The article reported on questions of racial bias in Honor Committee cases and verdicts. It cited 1998-99 Committee statistics showing that 63 percent of students expelled for honor violations last year were black, Hispanic or Asian, and that 97 percent of case initiators were white.

The Committee is made up of different students from a variety of backgrounds. Unfortunately, it is possible that some of those students may have racial biases. But the possibility of racial bias -- alleged in the article by African-American Affairs Dean M. Rick Turner and backed up by The Washington Post on the basis of one year's statistics -- does not make the Committee and the system ineffective or unfair.

Racial bias is a problem that extends far past the University community and the control of the Committee. In reality, the Committee has no bearing on the circumstances in which honor charges are conceived.

If any person feels an honor offense has been committed, they may file a charge -- no questions asked. Because the decision to charge is completely subjective, the accuser's personal beliefs, racial preference included, may play a role. The Committee can't change this, and therefore must deal with each and every case brought to it in the same way.

If a professor distrusts Hispanic students and therefore accuses one of an honor violation, the Committee has no choice but to examine all the facts and make a decision about the case. The Committee has no way of proving that the accusation was made because of the student's race. But the Committee is responsible for investigating the case to the best of its ability in order to bring about justice -- if, in fact, the professor's motives were driven only by race, the Committee's investigation should vindicate the student.

The Committee brought 30 cases to trial during the 1998-99 academic year. Of those cases, eight were brought against black students, 12 against white students, nine against Asian students and one against a Hispanic student.

Of those brought to trial, seven white students, seven Asian students, four black students and one Hispanic student were found guilty. The percentages themselves (58.3 percent, 77.8 percent, 50 percent and 100 percent, respectively) prove that the sample evaluated was far too small to draw any accurate conclusions. The percentages would show that there were large numbers of Asian and Hispanic students being discriminated against unfairly in honor cases. But one cannot make this judgment when the sample in question only includes 30 students.

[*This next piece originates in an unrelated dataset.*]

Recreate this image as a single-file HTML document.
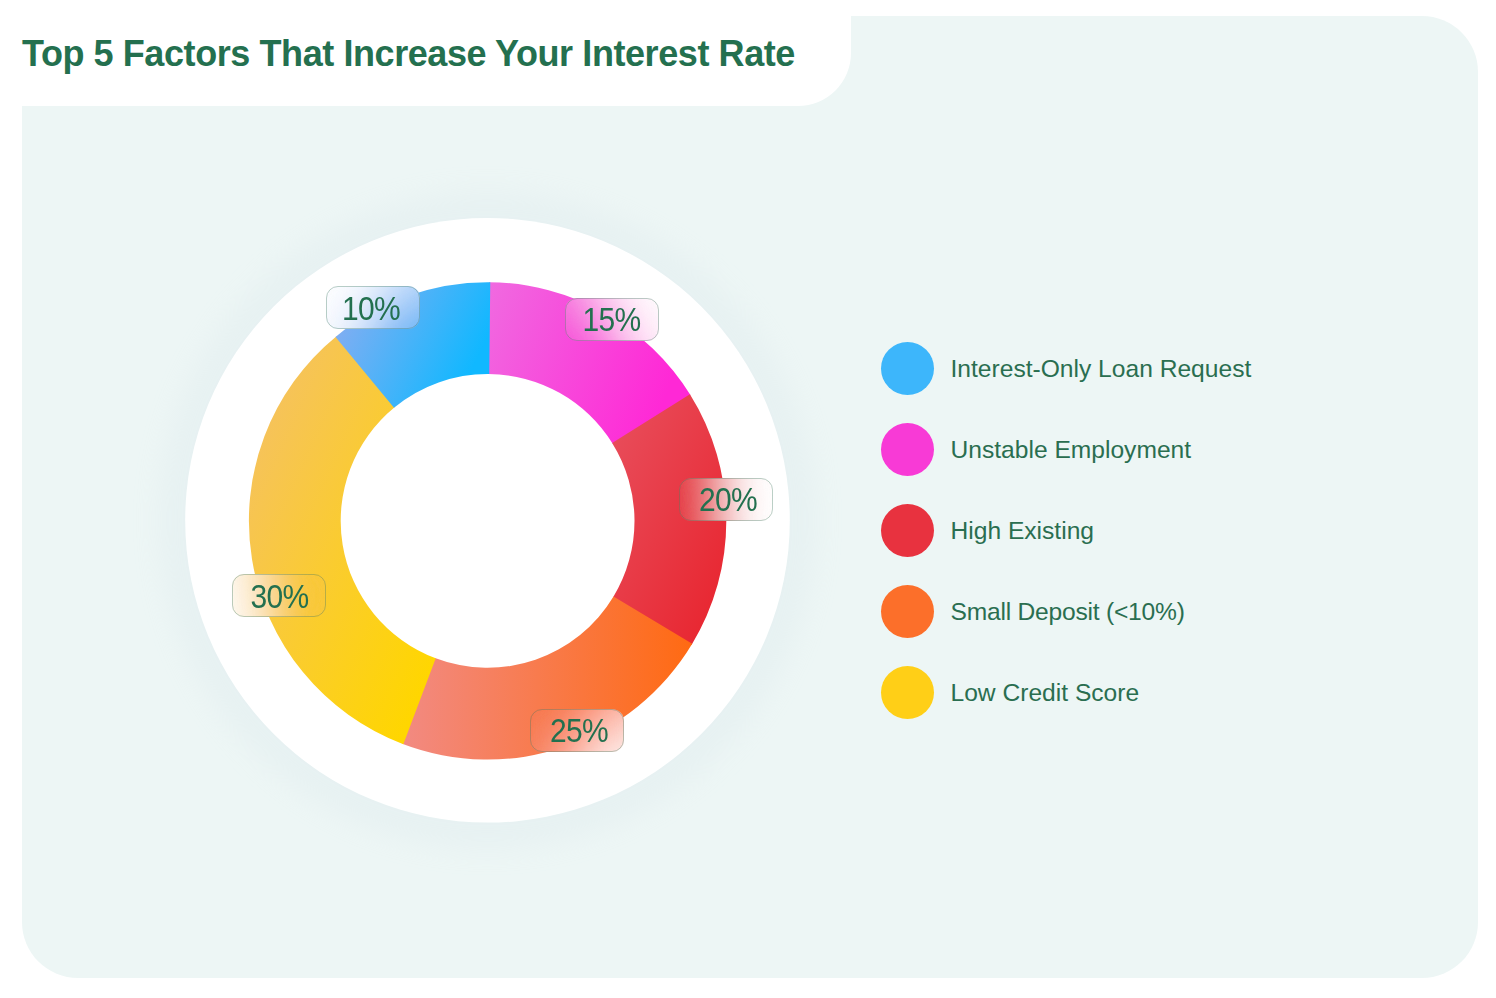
<!DOCTYPE html>
<html>
<head>
<meta charset="utf-8">
<style>
html,body{margin:0;padding:0;}
body{width:1496px;height:998px;background:#ffffff;position:relative;overflow:hidden;font-family:"Liberation Sans",sans-serif;}
.panel{position:absolute;left:22px;top:16px;width:1456px;height:962px;border-radius:56px;background:#edf6f5;}
.tab{position:absolute;left:0;top:0;width:851px;height:106px;background:#ffffff;border-bottom-right-radius:53px;}
.title{position:absolute;left:22px;top:31.8px;font-size:36px;letter-spacing:-0.42px;font-weight:bold;color:#24704f;white-space:nowrap;line-height:44px;}
svg.chart{position:absolute;left:0;top:0;}
.pill{position:absolute;transform:translateZ(0);width:92px;height:41px;border:1px solid rgba(60,120,95,0.35);border-radius:12px;color:#23704f;font-size:30px;letter-spacing:-0.7px;text-align:center;white-space:nowrap;}
.pill span{display:inline-block;transform:scaleY(1.09);text-indent:0;}
.leg{position:absolute;left:881px;width:400px;height:53px;}
.leg i{position:absolute;left:0;top:0;width:53px;height:53px;border-radius:50%;}
.leg span{position:absolute;left:69.5px;top:0;line-height:53px;font-size:24.6px;color:#2a6e50;white-space:nowrap;}
</style>
</head>
<body>
<div class="panel"></div>
<div class="tab"></div>
<div class="title">Top 5 Factors That Increase Your Interest Rate</div>
<svg class="chart" width="1496" height="998" viewBox="0 0 1496 998">
<defs>
<filter id="glow" filterUnits="userSpaceOnUse" x="0" y="0" width="1496" height="998"><feGaussianBlur stdDeviation="13"/></filter>
<filter id="pblur" filterUnits="userSpaceOnUse" x="0" y="0" width="1496" height="998"><feGaussianBlur stdDeviation="22"/><feColorMatrix type="matrix" values="1 0 0 0 0  0 1 0 0 0  0 0 1 0 0  0 0 0 0 1"/><feComponentTransfer><feFuncR type="gamma" exponent="1.2"/><feFuncG type="gamma" exponent="1.2"/><feFuncB type="gamma" exponent="1.2"/></feComponentTransfer></filter>
<linearGradient id="gPink" x1="0" y1="0" x2="1" y2="0.3"><stop offset="0" stop-color="#f06ae0"/><stop offset="1" stop-color="#ff28d6"/></linearGradient>
<linearGradient id="gRed" x1="0" y1="0" x2="0.9" y2="1"><stop offset="0" stop-color="#e8505e"/><stop offset="1" stop-color="#e8242e"/></linearGradient>
<linearGradient id="gOrange" x1="0" y1="0" x2="1" y2="0"><stop offset="0" stop-color="#f28a82"/><stop offset="1" stop-color="#ff6a12"/></linearGradient>
<linearGradient id="gYellow" x1="0" y1="0" x2="0.9" y2="0.9"><stop offset="0" stop-color="#f4bf6c"/><stop offset="1" stop-color="#ffd600"/></linearGradient>
<linearGradient id="gBlue" x1="0" y1="0" x2="1" y2="0.4"><stop offset="0" stop-color="#92acf0"/><stop offset="1" stop-color="#10b8ff"/></linearGradient>
<clipPath id="pc0"><rect x="326" y="286" width="94" height="43" rx="12"/></clipPath>
<clipPath id="pr0"><rect x="326" y="286" width="94" height="43"/></clipPath>
<clipPath id="pc1"><rect x="565" y="298" width="94" height="43" rx="12"/></clipPath>
<clipPath id="pr1"><rect x="565" y="298" width="94" height="43"/></clipPath>
<clipPath id="pc2"><rect x="679" y="478" width="94" height="43" rx="12"/></clipPath>
<clipPath id="pr2"><rect x="679" y="478" width="94" height="43"/></clipPath>
<clipPath id="pc3"><rect x="530" y="709" width="94" height="43" rx="12"/></clipPath>
<clipPath id="pr3"><rect x="530" y="709" width="94" height="43"/></clipPath>
<clipPath id="pc4"><rect x="232" y="574" width="94" height="43" rx="12"/></clipPath>
<clipPath id="pr4"><rect x="232" y="574" width="94" height="43"/></clipPath>
</defs>
<circle cx="487.5" cy="520.5" r="330" fill="#d0e0e6" opacity="0.2" filter="url(#glow)"/>
<g id="donut">
<circle cx="487.5" cy="520.3" r="302.3" fill="#ffffff"/>
<path fill="url(#gPink)" d="M489.02 282.20A238.7 238.7 0 0 1 690.58 395.29L612.52 443.60A146.9 146.9 0 0 0 488.47 374.00Z"/>
<path fill="url(#gRed)" d="M689.92 394.23A238.7 238.7 0 0 1 691.56 644.91L613.12 597.22A146.9 146.9 0 0 0 612.11 442.95Z"/>
<path fill="url(#gOrange)" d="M692.21 643.84A238.7 238.7 0 0 1 402.14 743.78L435.00 658.06A146.9 146.9 0 0 0 613.52 596.56Z"/>
<path fill="url(#gYellow)" d="M403.30 744.22A238.7 238.7 0 0 1 336.48 336.13L394.60 407.19A146.9 146.9 0 0 0 435.72 658.33Z"/>
<path fill="url(#gBlue)" d="M335.51 336.93A238.7 238.7 0 0 1 490.27 282.21L489.24 374.01A146.9 146.9 0 0 0 394.00 407.68Z"/>
</g>
<g clip-path="url(#pc0)"><g filter="url(#pblur)"><g clip-path="url(#pr0)"><use href="#donut"/></g></g><rect x="326" y="286" width="94" height="43" fill="#ffffff" opacity="0.1"/></g>
<g clip-path="url(#pc1)"><g filter="url(#pblur)"><g clip-path="url(#pr1)"><use href="#donut"/></g></g><rect x="565" y="298" width="94" height="43" fill="#ffffff" opacity="0.1"/></g>
<g clip-path="url(#pc2)"><g filter="url(#pblur)"><g clip-path="url(#pr2)"><use href="#donut"/></g></g><rect x="679" y="478" width="94" height="43" fill="#ffffff" opacity="0.1"/></g>
<g clip-path="url(#pc3)"><g filter="url(#pblur)"><g clip-path="url(#pr3)"><use href="#donut"/></g></g><rect x="530" y="709" width="94" height="43" fill="#ffffff" opacity="0.1"/></g>
<g clip-path="url(#pc4)"><g filter="url(#pblur)"><g clip-path="url(#pr4)"><use href="#donut"/></g></g><rect x="232" y="574" width="94" height="43" fill="#ffffff" opacity="0.1"/></g>
</svg>
<div class="pill" style="left:326px;top:286px;text-indent:-4px;line-height:43px;"><span>10%</span></div>
<div class="pill" style="left:565px;top:298px;text-indent:-1px;line-height:41px;"><span>15%</span></div>
<div class="pill" style="left:679px;top:478px;text-indent:4px;line-height:41px;"><span>20%</span></div>
<div class="pill" style="left:530px;top:709px;text-indent:4px;line-height:41px;"><span>25%</span></div>
<div class="pill" style="left:232px;top:574px;text-indent:1px;line-height:43px;"><span>30%</span></div>
<div class="leg" style="top:342px;"><i style="background:#3db6fb"></i><span>Interest-Only Loan Request</span></div>
<div class="leg" style="top:423px;"><i style="background:#f83ad6"></i><span>Unstable Employment</span></div>
<div class="leg" style="top:504px;"><i style="background:#e8323f"></i><span>High Existing</span></div>
<div class="leg" style="top:585px;"><i style="background:#fc6f2a"></i><span><b style="font-weight:normal;letter-spacing:-0.22px">Small Deposit (&lt;10%)</b></span></div>
<div class="leg" style="top:666px;"><i style="background:#ffcf17"></i><span>Low Credit Score</span></div>
</body>
</html>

According to The Washington Post, Don McCabe, professor of management at Rutgers University, said that about 100 public universities in the nation have traditional, strict honor systems run primarily by students. He also said that the University is unique in that, along with the Virginia Military Institute, it may be one of few schools that expel guilty students on a first offense.

No system, especially one run entirely by students, can be perfect. Some of the case initiators and jury members may have racial biases. This only will change through increased minority participation in the honor system and, more importantly, the Committee itself. Currently, two Asian students and one black student are on the 21-person committee.

Minority students must join groups they believe to be unjust in order to create change from the inside out. In addition, the Committee must see to it that minority students are educated on the positives of the honor system and the impact they can have if they get involved. While the number of cases brought against minority students can't directly be affected, minority representation on the Committee will aid in providing fairer trials for accused minority students.

Sadly, no amount of education or discussion can remedy every case of racial bias at the University. But the honor system is nowhere near the point of being labeled a lost cause. With increased minority representation on the Committee and a commitment to fair, in-depth investigations, race will cease to be that dirty word we often times try to ignore.

(Erin Perucci is an associate editor for The Cavalier Daily.)